- _THE EXERCISE_:
Repeat the listing exactly as given, omitting every image.
★ ★ ★ ★ ★
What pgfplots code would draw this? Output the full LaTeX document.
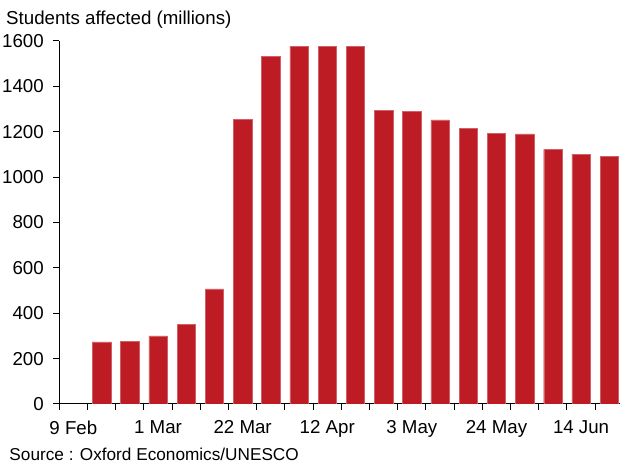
\documentclass[border=0pt]{standalone}
\usepackage{pgfplots}
\pgfplotsset{compat=1.18}
\usepackage{fontspec}
\setmainfont{Liberation Sans}
\definecolor{barred}{RGB}{190,28,36}

\begin{document}
\begin{tikzpicture}[x=1pt,y=1pt]
\begin{axis}[
  at={(0,0)}, anchor=south west,
  scale only axis, width=560.7pt, height=363pt,
  xmin=-0.5, xmax=19.38, ymin=0, ymax=1600,
  axis lines*=left,
  axis line style={line width=1pt, black},
  tick align=outside, tick pos=left,
  major tick length=6pt,
  tick style={line width=1pt, black},
  xtick={-0.5,0.5,...,18.6},
  xticklabels={},
  extra x ticks={0,3,6,9,12,15,18},
  extra x tick labels={9 Feb,1 Mar,22 Mar,12 Apr,3 May,24 May,14 Jun},
  extra x tick style={tick style={draw=none}},
  ytick={0,200,...,1600},
  /pgf/number format/assume math mode=true,
  /pgf/number format/1000 sep={},
  ticklabel style={font=\fontsize{18.7}{21}\selectfont},
  xticklabel style={yshift=-7pt},
  yticklabel style={xshift=-6pt},
]
\addplot[ybar, bar width=0.65, fill=barred, draw=barred!70!white, line width=0.4pt]
  coordinates {
  (1,274) (2,277) (3,300) (4,352) (5,507) (6,1255) (7,1531) (8,1577)
  (9,1577) (10,1577) (11,1294) (12,1289) (13,1252) (14,1214) (15,1192)
  (16,1191) (17,1122) (18,1101) (19,1091)
  };
\end{axis}
\node[anchor=base west, inner sep=0pt, font=\fontsize{18.7}{21}\selectfont]
  at (-53.3,379) {Students affected (millions)};
\node[anchor=base west, inner sep=0pt, font=\fontsize{17.2}{20}\selectfont]
  at (-50,-56) {Source : Oxford Economics/UNESCO};
\pgfresetboundingbox
\path (-59.3,-61) rectangle (560.7,404);
\end{tikzpicture}
\end{document}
★ ★ ★ ★ ★
- _EXERCISE RESULT_:
What pgfplots code would draw this? Output the full LaTeX document.
\documentclass[border=0pt]{standalone}
\usepackage{pgfplots}
\pgfplotsset{compat=1.18}
\usepackage{fontspec}
\setmainfont{Liberation Sans}
\definecolor{barred}{RGB}{190,28,36}

\begin{document}
\begin{tikzpicture}[x=1pt,y=1pt]
\begin{axis}[
  at={(0,0)}, anchor=south west,
  scale only axis, width=560.7pt, height=363pt,
  xmin=-0.5, xmax=19.38, ymin=0, ymax=1600,
  axis lines*=left,
  axis line style={line width=1pt, black},
  tick align=outside, tick pos=left,
  major tick length=6pt,
  tick style={line width=1pt, black},
  xtick={-0.5,0.5,...,18.6},
  xticklabels={},
  extra x ticks={0,3,6,9,12,15,18},
  extra x tick labels={9 Feb,1 Mar,22 Mar,12 Apr,3 May,24 May,14 Jun},
  extra x tick style={tick style={draw=none}},
  ytick={0,200,...,1600},
  /pgf/number format/assume math mode=true,
  /pgf/number format/1000 sep={},
  ticklabel style={font=\fontsize{18.7}{21}\selectfont},
  xticklabel style={yshift=-7pt},
  yticklabel style={xshift=-6pt},
]
\addplot[ybar, bar width=0.65, fill=barred, draw=barred!70!white, line width=0.4pt]
  coordinates {
  (1,274) (2,277) (3,300) (4,352) (5,507) (6,1255) (7,1531) (8,1577)
  (9,1577) (10,1577) (11,1294) (12,1289) (13,1252) (14,1214) (15,1192)
  (16,1191) (17,1122) (18,1101) (19,1091)
  };
\end{axis}
\node[anchor=base west, inner sep=0pt, font=\fontsize{18.7}{21}\selectfont]
  at (-53.3,379) {Students affected (millions)};
\node[anchor=base west, inner sep=0pt, font=\fontsize{17.2}{20}\selectfont]
  at (-50,-56) {Source : Oxford Economics/UNESCO};
\pgfresetboundingbox
\path (-59.3,-61) rectangle (560.7,404);
\end{tikzpicture}
\end{document}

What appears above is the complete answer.